If you are using distilled water, yet are using the same fertilizer you had been using with your "regular" water supply, it is likely that the pH is dangerously low.
Most water is pretty well loaded with minerals, so is buffered by them, and the types of chemicals used in the fertilizer - actually the balance between nitrates and ammoniacal-based minerals - makes little difference on the solution pH, so they simply go as cheaply as possible. Use a water supply without those dissolved minerals - distilled, RO, deionized, collected rainwater, etc. - and there is no buffering action, and the pH will change drastically depending upon the chemicals added. Pure, degassed water, for example, has a pH of 7, but even absorbing a minuscule amount of carbon dioxide from the air drops it to about 5 (it is a very weak acid, though).
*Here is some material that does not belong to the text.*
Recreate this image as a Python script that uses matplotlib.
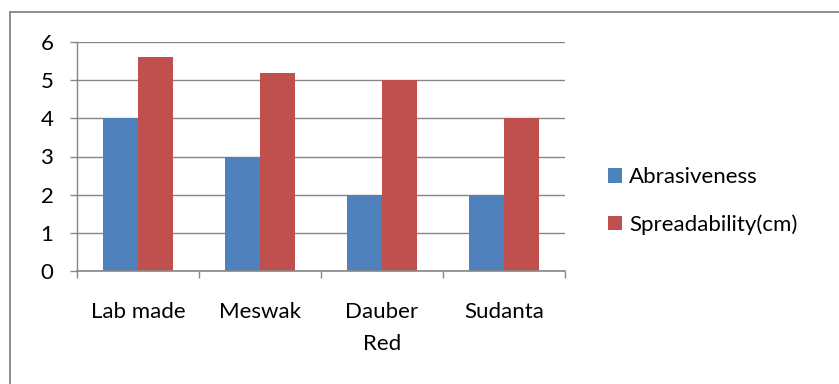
import matplotlib
matplotlib.use("Agg")
import matplotlib.pyplot as plt
import numpy as np
from matplotlib.patches import Patch
from matplotlib.lines import Line2D

categories = ["Lab made", "Meswak", "Dauber\nRed", "Sudanta"]
abrasiveness = [4, 3, 2, 2]
spreadability = [5.6, 5.2, 5.0, 4.0]
series_names = ["Abrasiveness", "Spreadability(cm)"]
yticks = [0, 1, 2, 3, 4, 5, 6]

plt.rcParams['font.family'] = ['Lato', 'DejaVu Sans']
blue = "#4F81BD"
red = "#C0504D"
grid = "#868686"
fs = 16

W, H = 839, 384
fig = plt.figure(figsize=(W/100, H/100), dpi=100)
ax = fig.add_axes([77/W, 113/H, (565-77)/W, (271-42)/H])

x = np.arange(len(categories))
w = 1/3.5
ax.bar(x - w/2, abrasiveness, w, color=blue, zorder=3)
ax.bar(x + w/2, spreadability, w, color=red, zorder=3)

ax.set_xlim(-0.5, len(categories)-0.5)
ax.set_ylim(0, 6)
ax.set_yticks(yticks)
ax.yaxis.grid(True, color=grid, linewidth=1.0, zorder=0)
for s in ['top', 'right', 'bottom']:
    ax.spines[s].set_visible(False)
ax.spines['left'].set_color(grid)
ax.spines['left'].set_linewidth(1.0)
ax.axhline(0, color=grid, linewidth=1.2, zorder=4, clip_on=False)

ax.set_xticks(np.arange(len(categories)+1) - 0.5, minor=False)
ax.set_xticklabels([])
ax.tick_params(axis='x', length=5, color=grid, width=1.0, direction='out')
ax.set_xticks(x, minor=True)
ax.set_xticklabels(categories, minor=True, fontsize=fs, linespacing=1.75, va='top')
ax.tick_params(axis='x', which='minor', length=0, pad=22)
ax.tick_params(axis='y', length=5, color=grid, width=1.0, labelsize=fs, pad=12)

handles = [Patch(facecolor=blue), Patch(facecolor=red)]
fig.legend(handles, series_names, loc='center left', bbox_to_anchor=(608/W, 1-201/H),
           frameon=False, fontsize=fs, handlelength=0.62, handleheight=0.62,
           handletextpad=0.32, labelspacing=1.2, borderpad=0, borderaxespad=0)

fig.add_artist(Line2D([9.5/W, 9.5/W], [0, 1-12/H], transform=fig.transFigure, color=grid, linewidth=1.3))
fig.add_artist(Line2D([9.5/W, 1], [1-12/H, 1-12/H], transform=fig.transFigure, color=grid, linewidth=1.3))

fig.savefig("out.png", dpi=100)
You basically have three options:
- Go back to your tap water and use the fertilizer you have.
- Use that fertilizer with the distilled water, but adjust the pH upward to the mid-5's to mid-6's range.
- Switch to a fertilizer designed for use with pure water.
Some will tell you to mix some of your tap water with the RO in an attempt to reintroduce the buffering minerals, but I don't see how you can know how much to add.
If you have not been feeding them at all, you are most certainly starving the plants, and the pH issues can still arise through the interaction with residues in the medium.